Catherine: Well, simply by listening to the local folk, I think that that’s part of why we keep having these issues, because… we don’t listen enough. But I listened to local people because I grew up listening to people that were elders and seeking guidance from folk who probably knew a lot more than I did, because wisdom was so important. So in listening to people, when we did the house to house survey, we realized that people were also complaining about potential illnesses.

And we noticed that a lot of people were sick and we couldn’t figure out why.

… I was called to a site where there was wastewater on the ground just outside the home and this pit of sewage was covered with mosquitoes. I had on a dress. Mosquitoes bit my legs. So much so [that] I had hosiery on and you can see through my hosiery the bloodstains where they drew blood. And I was concerned because I could see them sitting on top of human feces and whatnot, and they came out of the toilet. It was after that my body broke out in the rash. And I went to my doctor and I asked her [for a] blood test to make sure that nothing was wrong with me. And the test came back negative. And that’s when I start asking the question, is it possible? And I asked her, is it possible that there’s something that … American doctors are not trained to look for? Because we don’t even acknowledge that we have this problem?

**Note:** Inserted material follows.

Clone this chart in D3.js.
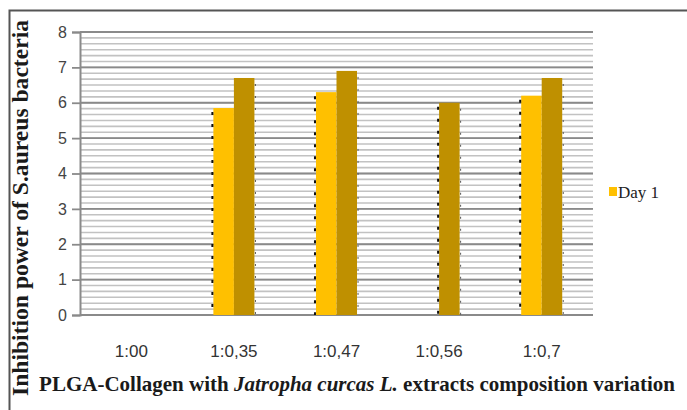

Halle: The test was negative because it was the wrong test.

Catherine: It was the wrong test. And then from that, I read an op ed in the New York Times that was written by Dr. Peter Hotez. And I googled him, found his email address, wrote him and told him about my experience. And that’s how we did the hookworm study. He sent scientists to Lowndes County, and we collected fecal, soil, water, and blood samples. And in those samples, we came back with evidence of hookworm and other tropical parasites. And hookworm basically is an infection that is associated with inadequate wastewater treatment.

Halle: We all face naysayers in health care. Can you tell me about the biggest roadblock that you faced in your work?

Catherine: … One is the historical inequities that are baked into our system that discriminates against people of color, it discriminates against poor people, and it discriminates against rural communities. People just feel like rural people should choose to move to a city so they wouldn’t have to deal with on-site problems. But they’re also taxpayers and a large part of the US is incorporated and rural.

One is the historical inequities that are baked into our system that discriminates against people of color, it discriminates against poor people, and it discriminates against rural communities.

I’ve also found that wastewater more often than not, in many areas, has inequity baked into it, that was inspired by racial covenants about where black people and people of color or Jewish people could settle at the time. And those lands is folk that were trapped there and couldn’t move, because they were not the best places to live, are the ones that are having a lot of the infrastructure issues, and there was never real sustained investment in building a resilient infrastructure in those places.

Then of course, the other problem is what I what I’m seeing now are people that are not accountable who design these failing systems and sell them to people that don’t have a lot of influence, that are forced into situations to get these, this infrastructure that they know is going to fail because they lived through it before and nobody listens to them.

… And until we solve those issues, we’re going to always be forced to accept so called solutions that don’t work without any kind of input from the community themselves. Because they’re the ones that ultimately have to deal with the failures. And they’re not making any money off of it. But the owners have maintained it as is put there is passed on to them.